_Input material_.

──────────

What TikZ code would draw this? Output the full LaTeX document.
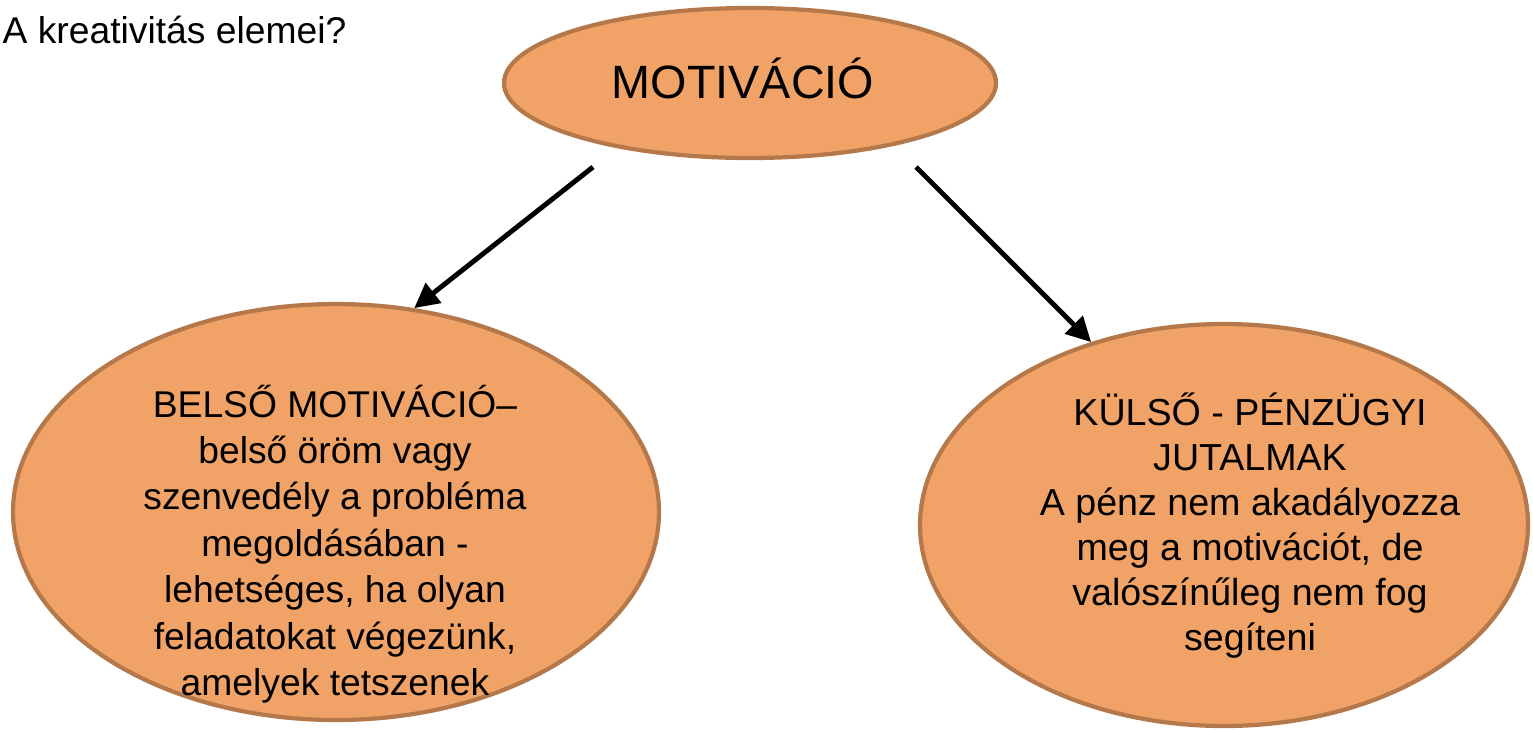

──────────

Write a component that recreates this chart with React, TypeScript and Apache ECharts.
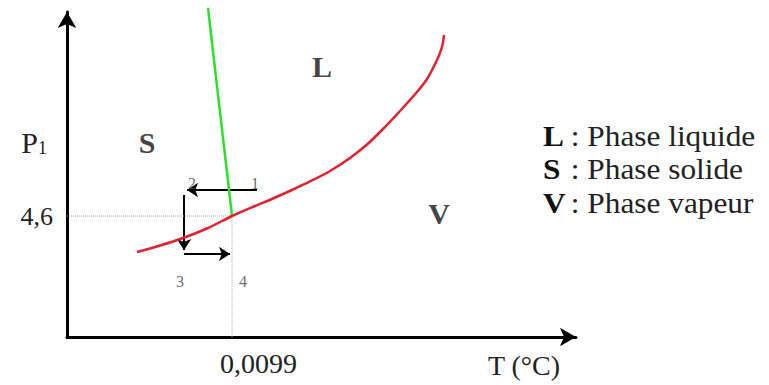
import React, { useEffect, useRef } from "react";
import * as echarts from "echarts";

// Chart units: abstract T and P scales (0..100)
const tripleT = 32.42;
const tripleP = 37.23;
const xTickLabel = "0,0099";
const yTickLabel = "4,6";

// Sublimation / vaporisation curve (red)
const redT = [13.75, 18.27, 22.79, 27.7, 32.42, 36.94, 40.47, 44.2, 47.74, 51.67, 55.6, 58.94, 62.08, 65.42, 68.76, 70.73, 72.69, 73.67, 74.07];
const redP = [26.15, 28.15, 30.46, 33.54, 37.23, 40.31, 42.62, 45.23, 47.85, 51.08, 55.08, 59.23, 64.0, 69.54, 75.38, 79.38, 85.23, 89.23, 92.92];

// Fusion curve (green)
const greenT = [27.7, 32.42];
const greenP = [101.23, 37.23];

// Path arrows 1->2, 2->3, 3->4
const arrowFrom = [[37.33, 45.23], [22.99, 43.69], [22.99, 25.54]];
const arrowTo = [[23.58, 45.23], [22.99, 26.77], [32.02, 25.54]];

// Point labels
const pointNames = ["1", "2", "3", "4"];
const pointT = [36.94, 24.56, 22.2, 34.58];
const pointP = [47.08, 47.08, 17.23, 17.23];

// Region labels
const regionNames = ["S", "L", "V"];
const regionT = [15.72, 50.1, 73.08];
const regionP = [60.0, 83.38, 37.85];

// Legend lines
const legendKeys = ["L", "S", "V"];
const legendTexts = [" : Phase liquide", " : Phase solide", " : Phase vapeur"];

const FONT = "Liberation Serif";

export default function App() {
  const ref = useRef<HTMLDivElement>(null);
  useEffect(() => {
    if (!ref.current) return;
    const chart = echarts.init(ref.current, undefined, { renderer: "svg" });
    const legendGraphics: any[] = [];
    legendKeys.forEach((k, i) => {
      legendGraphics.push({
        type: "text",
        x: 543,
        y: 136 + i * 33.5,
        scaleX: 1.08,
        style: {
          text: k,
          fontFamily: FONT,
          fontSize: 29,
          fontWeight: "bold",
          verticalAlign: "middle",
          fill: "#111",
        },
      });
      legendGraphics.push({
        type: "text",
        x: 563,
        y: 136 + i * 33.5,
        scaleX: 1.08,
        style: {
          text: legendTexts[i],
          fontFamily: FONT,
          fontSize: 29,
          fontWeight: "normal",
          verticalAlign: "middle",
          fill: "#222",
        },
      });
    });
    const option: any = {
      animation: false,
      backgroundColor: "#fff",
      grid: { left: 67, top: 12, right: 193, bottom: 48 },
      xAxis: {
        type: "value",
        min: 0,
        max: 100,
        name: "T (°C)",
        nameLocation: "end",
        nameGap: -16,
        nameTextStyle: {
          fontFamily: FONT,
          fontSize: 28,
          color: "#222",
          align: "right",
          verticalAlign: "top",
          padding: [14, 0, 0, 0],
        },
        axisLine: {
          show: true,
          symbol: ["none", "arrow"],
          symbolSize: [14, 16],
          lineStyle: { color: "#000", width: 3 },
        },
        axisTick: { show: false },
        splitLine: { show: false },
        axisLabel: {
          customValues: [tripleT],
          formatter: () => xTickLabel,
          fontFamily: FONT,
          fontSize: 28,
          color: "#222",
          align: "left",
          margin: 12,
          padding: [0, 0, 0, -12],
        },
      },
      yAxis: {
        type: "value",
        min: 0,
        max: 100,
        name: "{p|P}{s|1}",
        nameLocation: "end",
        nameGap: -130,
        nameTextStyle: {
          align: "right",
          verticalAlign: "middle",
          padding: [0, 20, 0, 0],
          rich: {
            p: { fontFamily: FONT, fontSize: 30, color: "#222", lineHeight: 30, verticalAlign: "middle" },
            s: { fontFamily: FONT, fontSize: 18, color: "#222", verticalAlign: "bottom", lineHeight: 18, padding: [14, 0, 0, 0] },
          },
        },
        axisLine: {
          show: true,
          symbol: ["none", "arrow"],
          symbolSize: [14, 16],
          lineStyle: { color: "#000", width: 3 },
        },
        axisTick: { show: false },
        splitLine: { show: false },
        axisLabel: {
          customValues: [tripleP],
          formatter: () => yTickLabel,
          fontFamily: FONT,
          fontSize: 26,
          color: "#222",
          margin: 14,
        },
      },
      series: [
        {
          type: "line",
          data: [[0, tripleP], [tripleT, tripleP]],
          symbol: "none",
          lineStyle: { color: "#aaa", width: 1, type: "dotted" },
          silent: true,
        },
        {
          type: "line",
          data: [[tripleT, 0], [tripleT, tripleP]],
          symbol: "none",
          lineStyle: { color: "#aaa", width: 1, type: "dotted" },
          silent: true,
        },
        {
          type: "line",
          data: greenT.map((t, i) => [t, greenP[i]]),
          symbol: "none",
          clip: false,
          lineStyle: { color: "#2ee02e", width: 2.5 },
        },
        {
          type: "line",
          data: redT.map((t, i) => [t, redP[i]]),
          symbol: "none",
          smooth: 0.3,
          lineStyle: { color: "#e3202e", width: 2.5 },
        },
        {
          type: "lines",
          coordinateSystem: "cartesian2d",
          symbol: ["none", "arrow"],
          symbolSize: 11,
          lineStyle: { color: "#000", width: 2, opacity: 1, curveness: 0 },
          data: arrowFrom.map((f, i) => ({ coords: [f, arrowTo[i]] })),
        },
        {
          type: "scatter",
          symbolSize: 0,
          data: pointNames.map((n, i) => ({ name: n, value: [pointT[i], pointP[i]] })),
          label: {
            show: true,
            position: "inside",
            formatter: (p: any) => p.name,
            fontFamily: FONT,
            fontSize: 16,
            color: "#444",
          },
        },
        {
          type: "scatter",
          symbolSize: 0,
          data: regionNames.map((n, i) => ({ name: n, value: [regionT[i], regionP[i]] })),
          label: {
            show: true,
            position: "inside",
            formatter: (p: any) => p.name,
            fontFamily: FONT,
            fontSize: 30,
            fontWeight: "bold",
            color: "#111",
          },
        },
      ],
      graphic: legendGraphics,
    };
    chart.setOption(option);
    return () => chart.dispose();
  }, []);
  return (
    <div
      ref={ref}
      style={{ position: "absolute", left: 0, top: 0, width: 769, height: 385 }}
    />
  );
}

──────────

_Exercise task_.
Pictures should be left out. Retype only the run of lines from the line containing "Write a component" to the line containing "import * as", inclusive.

_Complete response_.
Write a component that recreates this chart with React, TypeScript and Apache ECharts.
import React, { useEffect, useRef } from "react";
import * as echarts from "echarts";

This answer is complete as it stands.